----- Entries provided -----

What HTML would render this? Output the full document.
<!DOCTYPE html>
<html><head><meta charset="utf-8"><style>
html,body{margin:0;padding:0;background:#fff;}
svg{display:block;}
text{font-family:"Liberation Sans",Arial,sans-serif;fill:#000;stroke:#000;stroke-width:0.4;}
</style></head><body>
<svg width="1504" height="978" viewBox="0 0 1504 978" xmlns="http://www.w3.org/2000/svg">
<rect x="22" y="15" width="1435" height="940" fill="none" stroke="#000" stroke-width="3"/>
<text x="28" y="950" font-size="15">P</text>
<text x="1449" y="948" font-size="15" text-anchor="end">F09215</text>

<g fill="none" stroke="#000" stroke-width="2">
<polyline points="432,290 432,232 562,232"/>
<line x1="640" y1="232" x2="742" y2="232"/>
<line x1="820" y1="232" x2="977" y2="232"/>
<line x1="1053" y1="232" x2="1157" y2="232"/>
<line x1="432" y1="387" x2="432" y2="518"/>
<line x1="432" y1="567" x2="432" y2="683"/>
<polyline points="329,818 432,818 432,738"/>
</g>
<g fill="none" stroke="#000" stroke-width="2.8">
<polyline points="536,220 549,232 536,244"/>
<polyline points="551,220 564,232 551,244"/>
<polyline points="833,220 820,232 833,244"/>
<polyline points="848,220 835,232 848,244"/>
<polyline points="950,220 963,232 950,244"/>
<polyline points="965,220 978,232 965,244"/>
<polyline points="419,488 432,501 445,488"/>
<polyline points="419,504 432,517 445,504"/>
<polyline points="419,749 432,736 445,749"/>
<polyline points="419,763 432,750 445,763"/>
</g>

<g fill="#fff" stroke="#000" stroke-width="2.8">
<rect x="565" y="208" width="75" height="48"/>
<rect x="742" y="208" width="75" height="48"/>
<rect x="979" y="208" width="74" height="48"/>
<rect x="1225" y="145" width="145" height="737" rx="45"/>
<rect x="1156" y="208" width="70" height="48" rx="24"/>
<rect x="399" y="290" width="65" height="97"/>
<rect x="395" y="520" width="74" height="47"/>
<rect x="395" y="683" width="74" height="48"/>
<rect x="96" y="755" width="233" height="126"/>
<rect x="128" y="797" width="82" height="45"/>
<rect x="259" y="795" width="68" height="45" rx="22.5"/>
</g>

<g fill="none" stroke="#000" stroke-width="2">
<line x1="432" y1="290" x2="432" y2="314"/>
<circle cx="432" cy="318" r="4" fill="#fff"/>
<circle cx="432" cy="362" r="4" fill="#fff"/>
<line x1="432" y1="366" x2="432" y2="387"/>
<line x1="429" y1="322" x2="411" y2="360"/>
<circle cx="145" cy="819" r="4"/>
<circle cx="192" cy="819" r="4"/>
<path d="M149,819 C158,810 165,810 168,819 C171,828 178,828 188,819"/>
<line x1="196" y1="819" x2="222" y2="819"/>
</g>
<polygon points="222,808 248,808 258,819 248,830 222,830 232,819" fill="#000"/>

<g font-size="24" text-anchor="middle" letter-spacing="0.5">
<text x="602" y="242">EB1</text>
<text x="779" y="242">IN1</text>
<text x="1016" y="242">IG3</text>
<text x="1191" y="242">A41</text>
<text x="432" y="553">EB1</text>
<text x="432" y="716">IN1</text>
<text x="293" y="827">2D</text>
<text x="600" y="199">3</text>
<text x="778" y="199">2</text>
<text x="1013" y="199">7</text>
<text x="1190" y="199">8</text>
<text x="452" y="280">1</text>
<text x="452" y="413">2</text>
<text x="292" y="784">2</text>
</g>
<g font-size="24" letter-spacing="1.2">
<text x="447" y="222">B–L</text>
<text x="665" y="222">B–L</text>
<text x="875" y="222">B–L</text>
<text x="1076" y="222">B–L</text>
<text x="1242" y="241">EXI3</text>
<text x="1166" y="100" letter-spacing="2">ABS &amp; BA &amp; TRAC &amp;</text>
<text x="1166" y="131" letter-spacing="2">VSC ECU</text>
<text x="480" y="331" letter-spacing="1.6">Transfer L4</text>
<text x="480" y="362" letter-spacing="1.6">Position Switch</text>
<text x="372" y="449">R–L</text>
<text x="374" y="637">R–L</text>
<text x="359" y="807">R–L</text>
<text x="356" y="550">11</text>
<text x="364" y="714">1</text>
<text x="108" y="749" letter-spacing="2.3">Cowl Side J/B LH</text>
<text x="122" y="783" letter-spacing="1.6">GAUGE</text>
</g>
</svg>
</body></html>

-----
----- Entries provided -----

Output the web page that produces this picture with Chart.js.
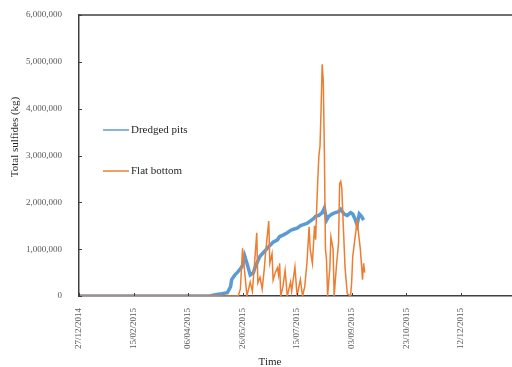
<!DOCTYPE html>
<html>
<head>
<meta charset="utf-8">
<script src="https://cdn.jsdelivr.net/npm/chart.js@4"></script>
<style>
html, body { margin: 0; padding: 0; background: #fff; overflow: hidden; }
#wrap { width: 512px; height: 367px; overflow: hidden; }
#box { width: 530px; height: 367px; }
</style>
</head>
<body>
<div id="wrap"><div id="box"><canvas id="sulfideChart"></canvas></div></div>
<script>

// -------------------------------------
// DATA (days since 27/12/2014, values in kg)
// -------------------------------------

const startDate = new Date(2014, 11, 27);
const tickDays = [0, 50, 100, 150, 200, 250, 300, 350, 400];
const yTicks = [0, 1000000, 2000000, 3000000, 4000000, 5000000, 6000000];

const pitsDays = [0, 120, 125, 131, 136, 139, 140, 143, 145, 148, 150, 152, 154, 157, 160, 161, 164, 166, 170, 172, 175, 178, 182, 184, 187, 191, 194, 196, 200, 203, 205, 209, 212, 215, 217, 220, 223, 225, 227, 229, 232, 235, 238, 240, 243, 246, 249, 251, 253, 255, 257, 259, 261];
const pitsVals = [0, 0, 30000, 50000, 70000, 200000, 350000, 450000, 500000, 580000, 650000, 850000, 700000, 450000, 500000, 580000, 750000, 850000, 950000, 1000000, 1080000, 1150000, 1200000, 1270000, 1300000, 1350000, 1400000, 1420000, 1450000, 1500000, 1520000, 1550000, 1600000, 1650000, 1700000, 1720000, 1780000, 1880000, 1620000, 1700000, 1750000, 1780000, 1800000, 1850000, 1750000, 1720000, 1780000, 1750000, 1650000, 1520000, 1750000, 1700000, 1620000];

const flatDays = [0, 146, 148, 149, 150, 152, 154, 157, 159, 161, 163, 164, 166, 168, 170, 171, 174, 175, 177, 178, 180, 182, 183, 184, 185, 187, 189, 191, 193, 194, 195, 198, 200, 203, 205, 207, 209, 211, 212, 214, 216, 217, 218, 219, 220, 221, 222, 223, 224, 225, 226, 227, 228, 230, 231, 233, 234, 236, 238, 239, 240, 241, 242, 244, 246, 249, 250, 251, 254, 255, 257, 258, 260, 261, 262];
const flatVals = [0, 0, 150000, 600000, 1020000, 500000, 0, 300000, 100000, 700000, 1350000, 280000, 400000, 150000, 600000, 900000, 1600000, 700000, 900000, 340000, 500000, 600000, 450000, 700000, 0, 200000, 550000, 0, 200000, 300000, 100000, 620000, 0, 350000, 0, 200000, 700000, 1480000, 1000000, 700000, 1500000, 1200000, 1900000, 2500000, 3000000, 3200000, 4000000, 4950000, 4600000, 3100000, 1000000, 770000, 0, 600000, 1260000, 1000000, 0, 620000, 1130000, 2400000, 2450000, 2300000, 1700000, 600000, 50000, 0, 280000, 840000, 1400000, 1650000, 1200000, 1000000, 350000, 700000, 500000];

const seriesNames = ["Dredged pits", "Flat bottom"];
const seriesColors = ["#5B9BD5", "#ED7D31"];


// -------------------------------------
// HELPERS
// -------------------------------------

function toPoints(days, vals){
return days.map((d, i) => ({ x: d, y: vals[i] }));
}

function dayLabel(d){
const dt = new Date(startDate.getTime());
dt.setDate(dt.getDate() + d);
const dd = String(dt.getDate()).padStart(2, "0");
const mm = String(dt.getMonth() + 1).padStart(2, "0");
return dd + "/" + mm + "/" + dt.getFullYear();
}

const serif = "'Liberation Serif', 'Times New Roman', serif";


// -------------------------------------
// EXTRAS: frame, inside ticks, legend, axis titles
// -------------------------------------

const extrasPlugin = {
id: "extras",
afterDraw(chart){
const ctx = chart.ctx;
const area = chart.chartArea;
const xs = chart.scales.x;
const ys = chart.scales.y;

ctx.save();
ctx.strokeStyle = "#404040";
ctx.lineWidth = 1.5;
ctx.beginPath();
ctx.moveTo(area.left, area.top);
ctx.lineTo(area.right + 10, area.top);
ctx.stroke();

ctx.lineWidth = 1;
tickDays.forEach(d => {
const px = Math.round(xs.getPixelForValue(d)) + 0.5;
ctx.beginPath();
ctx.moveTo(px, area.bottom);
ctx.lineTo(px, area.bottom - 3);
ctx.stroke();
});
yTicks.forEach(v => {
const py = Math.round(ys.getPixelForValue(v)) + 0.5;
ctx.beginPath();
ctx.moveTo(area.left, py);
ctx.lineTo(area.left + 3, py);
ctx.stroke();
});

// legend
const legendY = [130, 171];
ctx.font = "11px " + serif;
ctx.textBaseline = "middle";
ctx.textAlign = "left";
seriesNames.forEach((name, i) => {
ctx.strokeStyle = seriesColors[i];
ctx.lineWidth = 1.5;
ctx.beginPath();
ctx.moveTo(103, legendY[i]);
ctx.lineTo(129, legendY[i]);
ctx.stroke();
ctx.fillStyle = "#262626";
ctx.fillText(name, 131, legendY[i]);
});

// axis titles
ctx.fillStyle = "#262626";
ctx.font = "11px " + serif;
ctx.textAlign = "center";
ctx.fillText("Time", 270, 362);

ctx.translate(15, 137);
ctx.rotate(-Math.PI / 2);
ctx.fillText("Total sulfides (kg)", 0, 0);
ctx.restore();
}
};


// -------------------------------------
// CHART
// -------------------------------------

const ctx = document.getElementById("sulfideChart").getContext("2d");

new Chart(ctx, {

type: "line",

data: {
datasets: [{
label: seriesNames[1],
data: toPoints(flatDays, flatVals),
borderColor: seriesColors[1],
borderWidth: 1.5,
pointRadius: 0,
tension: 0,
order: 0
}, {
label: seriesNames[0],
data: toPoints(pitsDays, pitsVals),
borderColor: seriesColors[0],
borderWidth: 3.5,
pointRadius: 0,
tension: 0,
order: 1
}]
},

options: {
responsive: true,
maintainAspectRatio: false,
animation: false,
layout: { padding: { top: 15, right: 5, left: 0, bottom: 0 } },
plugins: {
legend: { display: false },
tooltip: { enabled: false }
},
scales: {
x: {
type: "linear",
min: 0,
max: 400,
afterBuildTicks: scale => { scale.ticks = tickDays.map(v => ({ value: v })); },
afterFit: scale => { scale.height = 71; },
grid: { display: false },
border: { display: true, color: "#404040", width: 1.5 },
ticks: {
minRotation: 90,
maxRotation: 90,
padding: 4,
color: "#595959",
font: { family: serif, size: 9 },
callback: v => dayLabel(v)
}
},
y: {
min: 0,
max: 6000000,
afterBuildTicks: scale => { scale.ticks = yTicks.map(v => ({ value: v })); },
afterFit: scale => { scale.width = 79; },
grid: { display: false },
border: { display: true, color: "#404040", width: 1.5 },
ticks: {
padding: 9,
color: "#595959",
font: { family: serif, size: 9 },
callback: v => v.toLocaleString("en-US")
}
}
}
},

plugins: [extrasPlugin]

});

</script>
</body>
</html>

-----
----- Entries provided -----

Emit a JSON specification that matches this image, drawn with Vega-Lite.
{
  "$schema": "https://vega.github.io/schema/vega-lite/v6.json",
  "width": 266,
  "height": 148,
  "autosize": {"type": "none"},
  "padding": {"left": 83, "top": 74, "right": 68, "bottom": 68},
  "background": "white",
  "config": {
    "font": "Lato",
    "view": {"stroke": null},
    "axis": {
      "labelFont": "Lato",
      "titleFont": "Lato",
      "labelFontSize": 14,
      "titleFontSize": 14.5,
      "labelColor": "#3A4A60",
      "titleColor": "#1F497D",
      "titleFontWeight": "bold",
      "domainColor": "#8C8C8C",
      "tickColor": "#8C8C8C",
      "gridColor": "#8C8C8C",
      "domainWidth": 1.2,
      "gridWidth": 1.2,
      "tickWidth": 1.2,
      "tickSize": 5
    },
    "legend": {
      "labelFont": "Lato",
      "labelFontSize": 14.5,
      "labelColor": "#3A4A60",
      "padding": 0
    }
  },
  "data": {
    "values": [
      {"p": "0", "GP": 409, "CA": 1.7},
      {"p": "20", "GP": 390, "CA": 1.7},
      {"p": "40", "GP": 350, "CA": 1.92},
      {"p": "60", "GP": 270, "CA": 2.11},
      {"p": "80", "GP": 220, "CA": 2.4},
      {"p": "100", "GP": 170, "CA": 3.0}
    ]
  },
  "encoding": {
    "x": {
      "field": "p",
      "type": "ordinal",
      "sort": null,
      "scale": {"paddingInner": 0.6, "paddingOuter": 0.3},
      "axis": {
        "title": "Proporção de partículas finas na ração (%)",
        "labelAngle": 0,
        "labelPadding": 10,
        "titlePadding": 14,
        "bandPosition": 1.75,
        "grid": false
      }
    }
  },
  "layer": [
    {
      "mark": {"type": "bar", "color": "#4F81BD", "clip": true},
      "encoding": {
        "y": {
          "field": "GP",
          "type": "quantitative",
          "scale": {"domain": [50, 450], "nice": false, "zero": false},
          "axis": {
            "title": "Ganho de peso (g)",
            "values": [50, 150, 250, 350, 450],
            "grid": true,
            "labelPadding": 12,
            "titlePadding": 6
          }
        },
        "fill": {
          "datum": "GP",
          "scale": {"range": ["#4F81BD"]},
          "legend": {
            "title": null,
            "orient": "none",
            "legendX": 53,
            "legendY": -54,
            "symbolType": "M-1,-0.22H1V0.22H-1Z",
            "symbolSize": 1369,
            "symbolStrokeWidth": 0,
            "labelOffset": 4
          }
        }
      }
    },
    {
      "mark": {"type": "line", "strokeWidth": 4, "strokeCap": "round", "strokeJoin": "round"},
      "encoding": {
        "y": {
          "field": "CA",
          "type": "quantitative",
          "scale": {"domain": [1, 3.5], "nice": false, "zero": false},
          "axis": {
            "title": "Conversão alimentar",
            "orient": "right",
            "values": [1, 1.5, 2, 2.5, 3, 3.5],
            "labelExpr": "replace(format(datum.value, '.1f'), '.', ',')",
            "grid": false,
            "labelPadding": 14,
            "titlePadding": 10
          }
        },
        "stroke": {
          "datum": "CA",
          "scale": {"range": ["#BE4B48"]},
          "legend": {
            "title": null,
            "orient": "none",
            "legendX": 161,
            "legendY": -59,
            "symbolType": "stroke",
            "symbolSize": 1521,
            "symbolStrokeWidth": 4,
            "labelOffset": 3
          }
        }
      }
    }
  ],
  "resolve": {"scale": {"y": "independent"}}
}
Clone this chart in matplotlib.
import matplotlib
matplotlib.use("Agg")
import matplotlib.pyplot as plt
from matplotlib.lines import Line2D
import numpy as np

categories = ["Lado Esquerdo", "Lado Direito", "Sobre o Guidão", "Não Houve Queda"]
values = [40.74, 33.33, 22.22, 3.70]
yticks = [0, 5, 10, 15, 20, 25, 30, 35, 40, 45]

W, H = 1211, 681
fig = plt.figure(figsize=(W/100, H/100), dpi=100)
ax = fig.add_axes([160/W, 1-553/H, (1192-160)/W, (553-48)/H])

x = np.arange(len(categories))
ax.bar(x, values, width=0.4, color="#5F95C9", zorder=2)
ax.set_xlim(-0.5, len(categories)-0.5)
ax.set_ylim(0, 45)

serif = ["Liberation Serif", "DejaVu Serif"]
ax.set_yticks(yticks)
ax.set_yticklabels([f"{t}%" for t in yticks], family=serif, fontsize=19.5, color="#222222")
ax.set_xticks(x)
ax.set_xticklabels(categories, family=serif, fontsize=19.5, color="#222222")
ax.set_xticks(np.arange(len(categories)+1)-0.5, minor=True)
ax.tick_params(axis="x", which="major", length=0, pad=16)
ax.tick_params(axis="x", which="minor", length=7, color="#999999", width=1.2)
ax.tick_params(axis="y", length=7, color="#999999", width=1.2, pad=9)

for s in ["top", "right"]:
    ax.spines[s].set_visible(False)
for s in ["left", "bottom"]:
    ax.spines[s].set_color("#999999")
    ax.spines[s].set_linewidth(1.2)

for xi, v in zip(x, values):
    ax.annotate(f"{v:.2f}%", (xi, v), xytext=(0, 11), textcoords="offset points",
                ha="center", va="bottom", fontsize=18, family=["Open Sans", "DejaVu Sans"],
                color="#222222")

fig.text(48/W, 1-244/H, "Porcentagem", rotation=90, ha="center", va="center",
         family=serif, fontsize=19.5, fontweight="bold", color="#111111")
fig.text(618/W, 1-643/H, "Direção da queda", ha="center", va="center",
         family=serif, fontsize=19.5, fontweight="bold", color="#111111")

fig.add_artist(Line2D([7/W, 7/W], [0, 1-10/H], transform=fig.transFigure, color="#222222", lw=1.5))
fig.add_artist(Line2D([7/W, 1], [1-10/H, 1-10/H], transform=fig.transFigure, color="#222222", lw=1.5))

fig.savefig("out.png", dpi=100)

-----

- Work required: Locate the word "Output" in the data above. Copy every line carrying it.

- Solution:
What HTML would render this? Output the full document.
Output the web page that produces this picture with Chart.js.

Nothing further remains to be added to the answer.